Tag Archives: Love

Richness of soul and spirit

RICHNESS OF SOUL AND SPIRIT 

 

  1. Question number one: what is spirit and soul?
  2. The second: is my spirit rich and soul fertile?
  3. Is my body well-connected with my spirit and soul?

 

I don’t know the exact answer, but my gut feel is that it is the summary of all good that I have felt, experienced, seen, observed and done. All the good intentions that I carry in my heart and mind, translated or un-translated — my spirit absorbed all this and shaped itself.

 

Thus, if now I have to feel my spirit is very light and fulfilled, as whatever I experienced and achieved is embedded in the will of God and as he is only kind and giving, my spirit too is nothing more than a microcosm of the infinite mercy and energy of kindness and giving that it receives from the source of all that is visible and invisible.

 

Defining spirit is not easy, as it is converted to the infinite and eternity.

 

But this small note does direct me towards the answer and I cannot put it into words or visible explanations, but I can feel the richness of my spirit via the infinite source.

 

Another way to understand the reply to the question is, if I ask myself if I do love my loved ones, and just how much I really do love them.

 

If the answer is that I love my loved ones infinitely and will do everything for them, I can then surely say that my spirit is full of love, care and concern, and thus I do live in the spirit of love and care. A short metaphor can explain this. If a container, which is made of plastic, is full of pure water, people will generally not be too concerned with the type and quality of plastic. They will, however, be very focused on the purity levels of the water. The soul and spirit to me are like the water quality in a human being’s existence and not the body, which is like the plastic container: it has a lower significance in the hierarchy.

 

As soon as I write this, my spirit lifts to a high, I am in loving spirits that can made me do everything — large or small— on a path of love, care and compassion.

 

This small experiment with my own feelings of love and care reignites my spirit, which in turn prepares my brain and heart to respond to challenges that will have to be undertaken as I, in the spirit of my love for my loved ones, can reshape the strength of my head, heart and body and achieve the call of the soul and spirit. It is about creating the right intent to make positive action possible.

 

In same spirit of love, care and compassion, my head will guide me to keep myself fit and fine. If I am not fit and fine, I cannot serve my spirit of love and will not be able to positively serve and nurture the purpose of my spirit.

 

I hope this indirect very small explanation shed some light on the questions as to what is spirit? It’s role in my life?

 

It also makes me go through the simulated experiment and experience the depth and purpose of the spirit. Once we are in harmony with our spirit and our self, we are much more well-aligned with Allah and his purpose as to why he created us.
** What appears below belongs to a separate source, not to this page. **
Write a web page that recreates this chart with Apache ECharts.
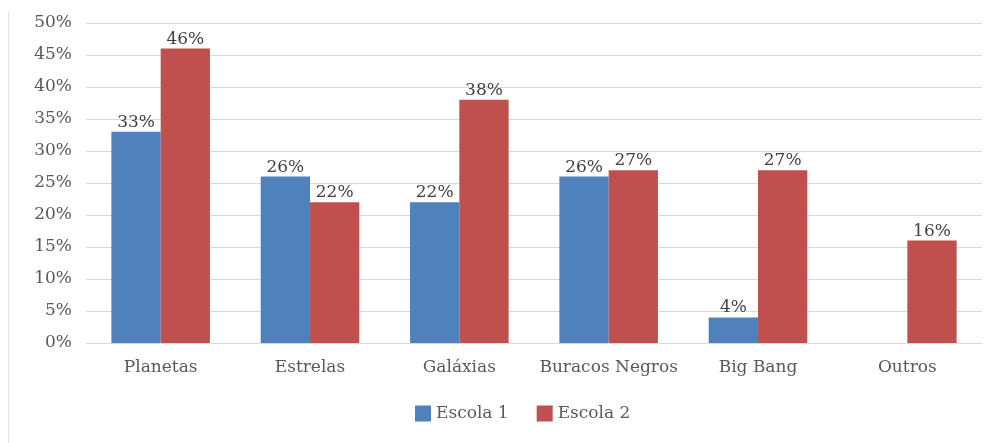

richness of spirit and soul
richness of spirit and soul

UNCONDITIONAL LOVE

My 56th Birthday. I am surprised to be still alive and kicking!

I am surprised at how, and why, an ordinary person such as myself has been gifted with such a wonderful set of people, starting with my mother, wife, sons and daughters, uncle, brothers and sisters.
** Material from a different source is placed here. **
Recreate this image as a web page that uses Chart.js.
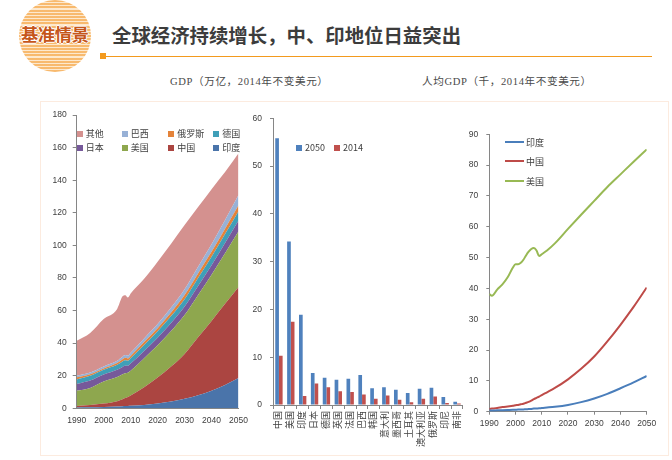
<!DOCTYPE html>
<html>
<head>
<meta charset="utf-8">
<script src="https://cdn.jsdelivr.net/npm/chart.js@4.4.1/dist/chart.umd.min.js"></script>
<style>
html,body{margin:0;padding:0;background:#fff;width:672px;height:460px;overflow:hidden;font-family:"Noto Sans CJK SC","Liberation Sans",sans-serif;}
.abs{position:absolute;}
#logo{left:19px;top:0px;width:72px;height:72px;border-radius:50%;
  background:repeating-linear-gradient(180deg,#f7b25e 0px,#f7b25e 2px,#fde6c8 2px,#fde6c8 3.2px);opacity:0.9;}
#logotext{left:21px;top:24px;font-size:17.2px;font-weight:bold;color:#c5561a;letter-spacing:-0.3px;
  text-shadow:1px 0 #fff,-1px 0 #fff,0 1px #fff,0 -1px #fff;line-height:20px;white-space:nowrap;}
#title{left:112px;top:22px;font-size:19.4px;font-weight:bold;color:#3c3c3c;line-height:26px;white-space:nowrap;}
#rule{left:104px;top:55.5px;width:548px;height:1.3px;background:#f39a1e;}
#sq{left:100px;top:53px;width:6px;height:6px;background:#f39a1e;}
.sub{top:75px;font-family:"Liberation Serif","Noto Sans CJK SC",serif;font-size:10.6px;color:#4a4a4a;line-height:14px;white-space:nowrap;letter-spacing:0.6px;}
#frame{left:40px;top:101px;width:627px;height:353px;border:1px solid #fcebdf;}
.lg{position:absolute;font-size:9px;color:#404040;line-height:12px;white-space:nowrap;}
.box{display:inline-block;width:6px;height:6px;margin-right:3px;vertical-align:0px;}
.ln{display:inline-block;width:19px;height:2px;margin-right:2px;vertical-align:3px;}
canvas{position:absolute;}
</style>
</head>
<body>
<div id="logo" class="abs"></div>
<div id="logotext" class="abs">基准情景</div>
<div id="title" class="abs">全球经济持续增长，中、印地位日益突出</div>
<div id="rule" class="abs"></div>
<div id="sq" class="abs"></div>
<div class="abs sub" style="left:170px;">GDP（万亿，2014年不变美元）</div>
<div class="abs sub" style="left:422px;">人均GDP（千，2014年不变美元）</div>
<div id="frame" class="abs"></div>

<canvas id="c1" width="215" height="353" style="left:40px;top:102px;width:215px;height:353px;"></canvas>
<canvas id="c2" width="230" height="353" style="left:240px;top:102px;width:230px;height:353px;"></canvas>
<canvas id="c3" width="213" height="353" style="left:455px;top:102px;width:213px;height:353px;"></canvas>
<div id="legends"></div>

<script>
// ---------- Data: stacked GDP (万亿, 2014年不变美元) ----------
const gdpYears   = [1990,1995,2000,2005,2007,2008,2009,2010,2015,2020,2025,2030,2035,2040,2045,2050];
const gdpIndia   = [0.5,0.6,0.8,1.1,1.3,1.35,1.45,1.55,2.1,3.0,4.2,5.8,8.0,10.8,14.3,18.6];
const gdpChina   = [0.9,1.4,2.1,3.3,4.3,4.9,5.5,6.3,10.8,15.9,21.4,27.6,35.6,42.8,49.8,55.9];
const gdpUS      = [9.3,10.5,13.6,14.8,15.3,15.3,14.9,15.2,17.8,19.8,21.8,23.8,26.0,28.4,31.1,34.2];
const gdpJapan   = [4.2,4.5,4.2,4.4,4.5,4.5,4.2,4.4,4.5,4.6,4.9,5.2,5.5,5.8,6.2,6.6];
const gdpGermany = [2.8,3.0,3.0,3.1,3.3,3.4,3.2,3.3,3.7,4.0,4.3,4.6,4.9,5.2,5.5,5.7];
const gdpRussia  = [1.3,0.9,0.8,1.1,1.4,1.5,1.3,1.4,1.8,1.9,2.2,2.5,2.8,3.0,3.3,3.6];
const gdpBrazil  = [1.0,1.1,1.2,1.4,1.6,1.7,1.7,1.9,2.2,2.5,3.0,3.5,4.1,4.7,5.4,6.3];
const gdpOthers  = [21.4,24.2,29.1,31.8,37.0,36.7,35.7,36.4,36.6,38.3,39.2,39.5,36.6,33.8,29.4,25.6];
const areaNames  = ['印度','中国','美国','日本','德国','俄罗斯','巴西','其他'];

// ---------- Data: GDP by country, 2050 vs 2014 ----------
const barCountries = ['中国','美国','印度','日本','德国','英国','法国','巴西','韩国','意大利','墨西哥','土耳其','澳大利亚','俄罗斯','印尼','南非'];
const bar2050 = [55.8,34.2,18.9,6.7,5.7,5.3,5.5,6.3,3.5,3.7,3.2,2.5,3.4,3.6,1.7,0.7];
const bar2014 = [10.3,17.4,1.9,4.5,3.7,2.9,2.7,2.2,1.3,2.0,1.1,0.6,1.3,1.8,0.4,0.3];
const barSeriesNames = ['2050','2014'];

// ---------- Data: GDP per capita (千, 2014年不变美元) ----------
const pcYears = [1990,1991,1993,1995,1997,1999,2000,2001,2002,2003,2004,2005,2006,2007,2008,2009,2010,2012,2015,2020,2025,2030,2035,2040,2045,2050];
const pcIndia = [0.4,0.4,0.45,0.5,0.55,0.6,0.65,0.7,0.7,0.75,0.8,0.85,0.9,1.0,1.05,1.1,1.2,1.35,1.6,2.2,3.1,4.3,5.8,7.6,9.5,11.6];
const pcChina = [0.9,1.0,1.2,1.5,1.7,1.9,2.1,2.2,2.4,2.6,2.9,3.2,3.6,4.1,4.5,4.9,5.4,6.3,7.7,10.5,13.9,17.9,22.8,28.2,34.0,40.3];
const pcUS    = [38.2,37.6,39.6,41.3,43.6,46.8,47.8,47.8,48.3,49.3,50.7,51.9,52.8,53.1,52.3,50.5,51.1,52.3,54.6,59.3,63.9,68.4,72.9,77.0,81.1,85.1];
const pcNames = ['印度','中国','美国'];

// ---------- Styles ----------
const areaColors = ['#4a74aa','#ab4541','#8ea74e','#76599a','#3f9fb8','#e4833a','#98b1d6','#d4918f'];
const barColors  = ['#4f81bd','#c0504d'];
const pcColors   = ['#4a7ebb','#be4b48','#98b954'];
const axisColor  = '#868686';

Chart.defaults.animation = false;
Chart.defaults.font.family = '"Liberation Sans","Noto Sans CJK SC",sans-serif';
Chart.defaults.font.size = 8.5;
Chart.defaults.color = '#404040';
Chart.defaults.plugins.legend.display = false;
Chart.defaults.plugins.tooltip.enabled = false;

const fixW = w => s => { s.width = w; };
const fixH = h => s => { s.height = h; };
const toXY = (xs, ys) => xs.map((x, i) => ({x: x, y: ys[i]}));

// ---------- Chart 1: stacked area ----------
const areaSeries = [gdpIndia,gdpChina,gdpUS,gdpJapan,gdpGermany,gdpRussia,gdpBrazil,gdpOthers];
new Chart(document.getElementById('c1'), {
  type: 'line',
  data: {
    datasets: areaSeries.map((s, i) => ({
      label: areaNames[i],
      data: toXY(gdpYears, s),
      backgroundColor: areaColors[i],
      borderColor: areaColors[i],
      borderWidth: 0,
      pointRadius: 0,
      fill: i === 0 ? 'origin' : '-1',
      cubicInterpolationMode: 'monotone'
    }))
  },
  options: {
    responsive: false,
    layout: {padding: {top: 13, right: 14.7, left: 0, bottom: 0}},
    scales: {
      x: {type: 'linear', min: 1990, max: 2050,
          ticks: {stepSize: 10, padding: 7, callback: v => String(v)},
          grid: {display: true, drawOnChartArea: false, drawTicks: false, color: axisColor},
          border: {display: true, color: axisColor},
          afterFit: fixH(46.7)},
      y: {stacked: true, min: 0, max: 180,
          ticks: {stepSize: 20, padding: 6},
          grid: {display: true, drawOnChartArea: false, drawTicks: true, tickLength: 4, color: axisColor},
          border: {display: true, color: axisColor},
          afterFit: fixW(36.7)}
    }
  }
});

// ---------- Chart 2: grouped bars ----------
new Chart(document.getElementById('c2'), {
  type: 'bar',
  data: {
    labels: barCountries,
    datasets: [bar2050, bar2014].map((s, i) => ({
      label: barSeriesNames[i],
      data: s,
      backgroundColor: barColors[i],
      borderWidth: 0,
      categoryPercentage: 0.62,
      barPercentage: 1.0
    }))
  },
  options: {
    responsive: false,
    layout: {padding: {top: 16.3, right: 5, left: 0, bottom: 0}},
    scales: {
      x: {ticks: {minRotation: 90, maxRotation: 90, autoSkip: false, padding: 2, font: {size: 9}},
          grid: {display: true, drawOnChartArea: false, drawTicks: true, tickLength: 4, offset: true, color: axisColor},
          border: {display: true, color: axisColor},
          afterFit: fixH(50)},
      y: {min: 0, max: 60,
          ticks: {stepSize: 10, padding: 8},
          grid: {display: true, drawOnChartArea: false, drawTicks: true, tickLength: 3, color: axisColor},
          border: {display: true, color: axisColor},
          afterFit: fixW(33)}
    }
  }
});

// ---------- Chart 3: per-capita lines ----------
new Chart(document.getElementById('c3'), {
  type: 'line',
  data: {
    datasets: [pcIndia, pcChina, pcUS].map((s, i) => ({
      label: pcNames[i],
      data: toXY(pcYears, s),
      borderColor: pcColors[i],
      backgroundColor: pcColors[i],
      borderWidth: 2,
      pointRadius: 0,
      fill: false,
      cubicInterpolationMode: 'monotone'
    }))
  },
  options: {
    responsive: false,
    layout: {padding: {top: 32.3, right: 21.3, left: 0, bottom: 0}},
    scales: {
      x: {type: 'linear', min: 1990, max: 2050,
          ticks: {stepSize: 10, padding: 4, callback: v => String(v)},
          grid: {display: true, drawOnChartArea: false, drawTicks: true, tickLength: 3, color: axisColor},
          border: {display: true, color: axisColor},
          afterFit: fixH(43.3)},
      y: {min: 0, max: 90,
          ticks: {stepSize: 10, padding: 8},
          grid: {display: true, drawOnChartArea: false, drawTicks: true, tickLength: 3, color: axisColor},
          border: {display: true, color: axisColor},
          afterFit: fixW(34.3)}
    }
  }
});

// ---------- HTML legends ----------
const lgRoot = document.getElementById('legends');
function addLegend(x, y, color, text, kind) {
  const d = document.createElement('div');
  d.className = 'lg';
  d.style.left = x + 'px';
  d.style.top = (y - 6) + 'px';
  const m = document.createElement('span');
  m.className = kind;
  m.style.background = color;
  d.appendChild(m);
  d.appendChild(document.createTextNode(text));
  lgRoot.appendChild(d);
}
// area legend: reversed order in a 4-column grid
const areaCols = [76.7, 121.7, 168.3, 213.3];
const areaRows = [134.3, 147.7];
for (let k = 0; k < areaNames.length; k++) {
  const i = areaNames.length - 1 - k;
  addLegend(areaCols[k % 4], areaRows[Math.floor(k / 4)], areaColors[i], areaNames[i], 'box');
}
// bar legend
addLegend(296, 148, barColors[0], barSeriesNames[0], 'box');
addLegend(334, 148, barColors[1], barSeriesNames[1], 'box');
// line legend
const pcRows = [142.7, 162.3, 181.7];
pcNames.forEach((n, i) => addLegend(505, pcRows[i], pcColors[i], n, 'ln'));
</script>
</body>
</html>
Then there are my respected and revered friends, spread across the globe, who love and care for me unconditionally.

My business partners and colleagues, who so passionately care not only for my business life to be successful, but that my health and well being are also in check, not to be lost in the pursuit of material and financial prosperity. 

I don’t know why, how, when, who or what put all that beauty and love in place for me to savor and enjoy. 

Why then am I so restless and hungry for more?

So vigorous in my search for a higher purpose?

So demanding and conditional — what am I searching for?

The truth is, I don’t know.

What I do know is that I don’t really know what I’m searching for. 

If I can’t answer this, then, by extension, I do not know what end outcome I really desire.

Happiness, peace, money, social status, fame, more high and mighty friends, stronger family unity and harmony, better health…?

If I don’t know the answers to these questions… 

Should I seek out more high and mighty friends? 

Or should I live my life without setting any specific goals, only responding and reacting as well as I can to whatever comes in my daily and weekly life?

I know that I am not prepared well enough, to set high goals or to live my life on a day-to-day basis. 

Then what should I do? The only answers I get from my heart are:

Love back all the good people

Love back all the work that is done, and is to do

Love back all the events that have happened, and will happen 

Love back all the failures and pass on their lessons to others

Love back all the small achievements and keep the fruits well-distributed

Love back all the materials that make life happy and share them fairly

Love back all the places I have gone to, and am yet to see

Love back all the love there is, with full heart and soul

Certainly, I do not want to be a bigger receiver than giver

Maybe this is a very lofty goal for a small being such as myself, but there is no harm trying.

Let me at least forget my little worries, and appreciate the fulfillment of receiving the care and love of giving more than I receive. 

May I open up and fearlessly make the best of my day today.